**Task goal:** Scan the records for the string "this"; copy each line where it occurs.

**The data:**
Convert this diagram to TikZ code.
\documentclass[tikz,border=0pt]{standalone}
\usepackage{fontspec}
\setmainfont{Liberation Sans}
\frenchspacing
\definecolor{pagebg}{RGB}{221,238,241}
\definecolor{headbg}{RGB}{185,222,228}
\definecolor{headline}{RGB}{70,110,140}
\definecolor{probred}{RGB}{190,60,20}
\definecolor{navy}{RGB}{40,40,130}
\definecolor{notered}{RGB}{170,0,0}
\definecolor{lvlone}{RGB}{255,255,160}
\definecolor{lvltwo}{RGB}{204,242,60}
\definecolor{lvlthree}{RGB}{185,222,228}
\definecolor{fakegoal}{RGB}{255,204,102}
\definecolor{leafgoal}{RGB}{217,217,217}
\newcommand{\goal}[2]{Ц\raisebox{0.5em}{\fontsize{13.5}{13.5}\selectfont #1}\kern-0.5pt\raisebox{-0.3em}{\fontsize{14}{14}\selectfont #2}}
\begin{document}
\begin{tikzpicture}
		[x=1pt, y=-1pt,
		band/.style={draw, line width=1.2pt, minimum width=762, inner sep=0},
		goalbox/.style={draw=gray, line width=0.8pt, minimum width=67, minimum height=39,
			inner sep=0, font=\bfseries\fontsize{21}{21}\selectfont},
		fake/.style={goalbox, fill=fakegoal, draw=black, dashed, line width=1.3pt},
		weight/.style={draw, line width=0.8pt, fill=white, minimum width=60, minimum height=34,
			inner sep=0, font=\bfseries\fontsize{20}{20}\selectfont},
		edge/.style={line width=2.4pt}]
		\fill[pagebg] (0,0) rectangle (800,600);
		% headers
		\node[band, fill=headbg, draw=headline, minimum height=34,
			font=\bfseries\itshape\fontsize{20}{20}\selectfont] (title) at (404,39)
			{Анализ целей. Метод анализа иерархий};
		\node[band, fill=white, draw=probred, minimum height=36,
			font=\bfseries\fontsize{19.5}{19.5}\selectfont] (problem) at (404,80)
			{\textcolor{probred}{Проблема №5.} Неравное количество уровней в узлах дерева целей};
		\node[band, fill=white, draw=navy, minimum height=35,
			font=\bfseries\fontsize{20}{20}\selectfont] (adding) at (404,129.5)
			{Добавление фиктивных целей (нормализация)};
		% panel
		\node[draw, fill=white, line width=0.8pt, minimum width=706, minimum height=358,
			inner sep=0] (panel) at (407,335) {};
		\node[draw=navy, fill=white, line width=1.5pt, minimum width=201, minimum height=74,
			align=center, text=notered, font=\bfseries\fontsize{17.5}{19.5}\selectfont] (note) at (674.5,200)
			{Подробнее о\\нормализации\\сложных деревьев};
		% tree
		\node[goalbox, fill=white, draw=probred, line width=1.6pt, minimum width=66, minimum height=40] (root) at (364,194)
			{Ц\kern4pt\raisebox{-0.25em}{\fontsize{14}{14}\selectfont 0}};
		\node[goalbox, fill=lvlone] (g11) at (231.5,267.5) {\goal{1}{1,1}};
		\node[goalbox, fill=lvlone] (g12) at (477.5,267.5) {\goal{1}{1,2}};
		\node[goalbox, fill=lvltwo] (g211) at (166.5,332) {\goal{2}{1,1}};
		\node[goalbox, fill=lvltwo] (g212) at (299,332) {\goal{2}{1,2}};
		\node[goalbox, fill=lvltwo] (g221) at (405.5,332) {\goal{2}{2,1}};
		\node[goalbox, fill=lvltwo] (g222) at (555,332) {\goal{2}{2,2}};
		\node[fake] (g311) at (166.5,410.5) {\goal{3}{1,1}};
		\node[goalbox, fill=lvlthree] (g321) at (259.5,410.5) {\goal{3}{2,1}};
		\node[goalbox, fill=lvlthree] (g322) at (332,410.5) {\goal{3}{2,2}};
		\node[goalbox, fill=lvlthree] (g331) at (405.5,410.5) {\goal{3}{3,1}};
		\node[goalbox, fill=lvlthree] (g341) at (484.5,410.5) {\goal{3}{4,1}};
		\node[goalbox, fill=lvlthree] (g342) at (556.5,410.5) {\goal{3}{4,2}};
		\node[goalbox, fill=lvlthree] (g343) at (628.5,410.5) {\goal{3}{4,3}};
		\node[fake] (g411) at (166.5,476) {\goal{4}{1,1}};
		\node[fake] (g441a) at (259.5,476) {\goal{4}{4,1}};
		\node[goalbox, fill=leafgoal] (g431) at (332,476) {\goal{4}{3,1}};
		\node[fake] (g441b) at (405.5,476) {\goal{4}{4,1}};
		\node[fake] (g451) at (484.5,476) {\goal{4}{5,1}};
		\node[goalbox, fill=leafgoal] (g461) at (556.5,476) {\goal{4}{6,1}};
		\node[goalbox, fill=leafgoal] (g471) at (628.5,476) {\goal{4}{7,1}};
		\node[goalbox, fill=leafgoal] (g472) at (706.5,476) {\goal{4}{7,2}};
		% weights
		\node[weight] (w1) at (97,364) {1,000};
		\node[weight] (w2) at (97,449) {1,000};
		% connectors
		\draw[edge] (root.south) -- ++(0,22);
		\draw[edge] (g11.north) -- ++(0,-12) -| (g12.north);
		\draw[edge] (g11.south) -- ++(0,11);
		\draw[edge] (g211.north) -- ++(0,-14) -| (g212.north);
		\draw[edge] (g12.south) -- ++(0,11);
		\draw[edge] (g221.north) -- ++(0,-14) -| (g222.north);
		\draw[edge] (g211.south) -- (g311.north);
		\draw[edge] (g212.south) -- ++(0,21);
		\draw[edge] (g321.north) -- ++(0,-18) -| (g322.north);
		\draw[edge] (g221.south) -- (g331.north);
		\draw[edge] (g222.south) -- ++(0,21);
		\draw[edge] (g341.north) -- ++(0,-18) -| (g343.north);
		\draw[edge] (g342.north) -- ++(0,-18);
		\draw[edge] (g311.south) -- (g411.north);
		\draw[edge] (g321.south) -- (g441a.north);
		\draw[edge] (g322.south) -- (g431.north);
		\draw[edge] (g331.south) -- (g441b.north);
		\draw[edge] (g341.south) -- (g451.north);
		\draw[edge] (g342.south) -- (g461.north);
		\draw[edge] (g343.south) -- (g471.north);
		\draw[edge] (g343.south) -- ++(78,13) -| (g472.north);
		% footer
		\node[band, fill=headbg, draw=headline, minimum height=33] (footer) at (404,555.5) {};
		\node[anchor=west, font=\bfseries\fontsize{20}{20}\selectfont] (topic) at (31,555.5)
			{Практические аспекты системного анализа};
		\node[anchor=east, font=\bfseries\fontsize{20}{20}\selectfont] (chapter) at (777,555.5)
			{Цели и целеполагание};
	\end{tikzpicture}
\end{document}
==
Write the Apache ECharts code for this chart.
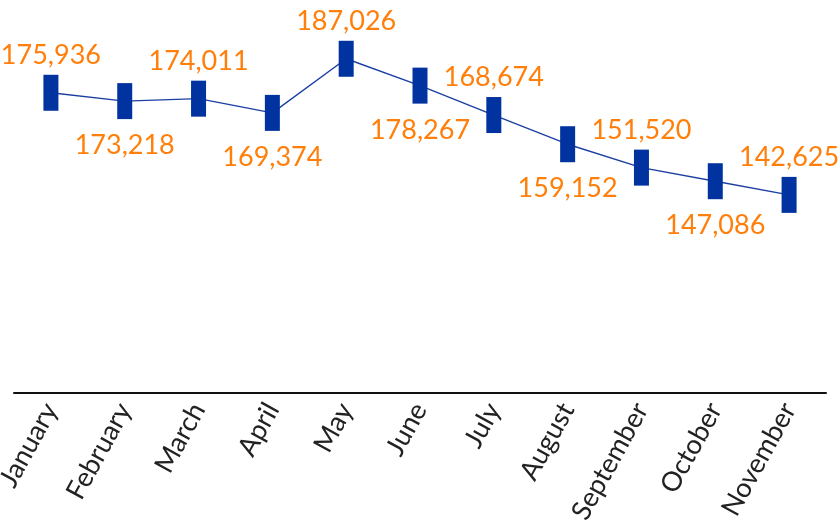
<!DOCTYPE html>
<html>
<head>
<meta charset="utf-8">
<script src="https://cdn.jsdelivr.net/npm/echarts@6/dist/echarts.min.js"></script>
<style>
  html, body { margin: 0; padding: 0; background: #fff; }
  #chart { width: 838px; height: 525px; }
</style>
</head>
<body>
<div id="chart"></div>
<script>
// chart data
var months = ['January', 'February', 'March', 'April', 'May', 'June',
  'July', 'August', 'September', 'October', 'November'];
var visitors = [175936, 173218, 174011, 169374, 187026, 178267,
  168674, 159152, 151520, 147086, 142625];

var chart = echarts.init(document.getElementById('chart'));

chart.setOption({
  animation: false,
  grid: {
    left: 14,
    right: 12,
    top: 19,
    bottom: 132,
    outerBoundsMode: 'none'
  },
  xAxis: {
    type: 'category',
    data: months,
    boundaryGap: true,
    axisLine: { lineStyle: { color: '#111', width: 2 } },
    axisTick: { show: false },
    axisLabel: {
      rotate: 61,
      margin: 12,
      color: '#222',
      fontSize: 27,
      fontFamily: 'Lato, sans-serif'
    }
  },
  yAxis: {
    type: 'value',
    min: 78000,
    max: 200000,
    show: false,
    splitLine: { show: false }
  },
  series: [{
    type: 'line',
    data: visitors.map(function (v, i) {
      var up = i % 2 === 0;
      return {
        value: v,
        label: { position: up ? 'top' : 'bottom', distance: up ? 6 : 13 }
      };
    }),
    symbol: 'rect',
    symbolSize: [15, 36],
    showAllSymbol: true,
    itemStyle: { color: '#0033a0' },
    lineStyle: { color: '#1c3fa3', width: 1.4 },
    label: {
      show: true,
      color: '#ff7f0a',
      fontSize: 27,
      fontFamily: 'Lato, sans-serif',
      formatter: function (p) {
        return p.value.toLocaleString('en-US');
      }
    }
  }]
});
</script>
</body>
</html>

**Exercise solution:**
Convert this diagram to TikZ code.
Write the Apache ECharts code for this chart.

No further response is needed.